The figures from the Bureau of Labor Statistics released on Friday came in below economists’ expectations for 165,000 new positions and surpassed the downwardly-revised 89,000 jobs created in July.

August’s jobs report is one of the most important economic releases ahead of the Federal Reserve’s next rate-setting meeting starting on September 17.

Last month, the BLS reported that employment in July rose by just 114,000, which lifted the unemployment rate to 4.3 per cent and sparked concerns that the world’s largest economy was heading for a recession. 

US stock futures remained under pressure and government bonds gained following the release of the payrolls data.

Contracts tracking the benchmark S&P 500 were down 0.3 per cent in the minutes after the data came out, while those tracking the technology-heavy Nasdaq 100 were 0.4 per cent lower — trimming earlier declines.

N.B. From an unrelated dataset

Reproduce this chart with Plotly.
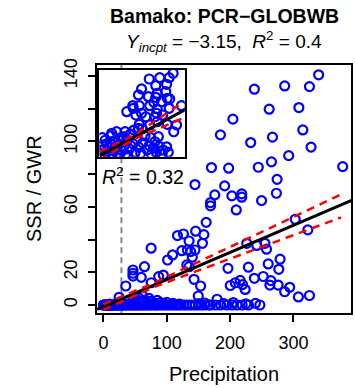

The policy-sensitive two-year Treasury yield fell by 0.08 percentage points to 3.67 per cent, while the 10-year yield fell 0.06 percentage points to 3.68 per cent. Yields fall as prices rise.

Futures pricing indicated that traders were still betting on at least one quarter-point interest rate cut in September following Friday’s labour market data.

Fed officials are scrutinising the labour market for signs of weakness as they try to push inflation back down to the central bank’s 2 per cent target, which is based on the annual change in the personal consumption expenditures index. “Core” PCE, which strips out volatile food and energy prices and is closely watched by policymakers, was 2.6 per cent in August, compared with a peak of more than 5 per cent in 2022.

That progress on inflation and signs of a cooling labour market have left the Fed poised to lower interest rates for the first time since the pandemic hit the economy in 2020. The central bank has held rates at a 23-year high of 5.25-5 per cent since last July.

Before Friday’s jobs report, most traders in futures markets thought the Fed would cut rates by a quarter-point this month, lowering them gradually this year and next to a “neutral” level that neither stimulates nor suppresses growth.

Fed chair Jay Powell said last month that the central bank did “not seek or welcome further cooling in labour market conditions” and would do “everything we can to support a strong labour market as we make further progress towards price stability”. 

His comments came amid signs that the labour market is no longer the source of inflation that it was during a period of worker shortages that pushed up wages. Companies are now cutting job vacancies rather than laying off workers, with the number of openings now at its lowest since 2021, according to data released this week.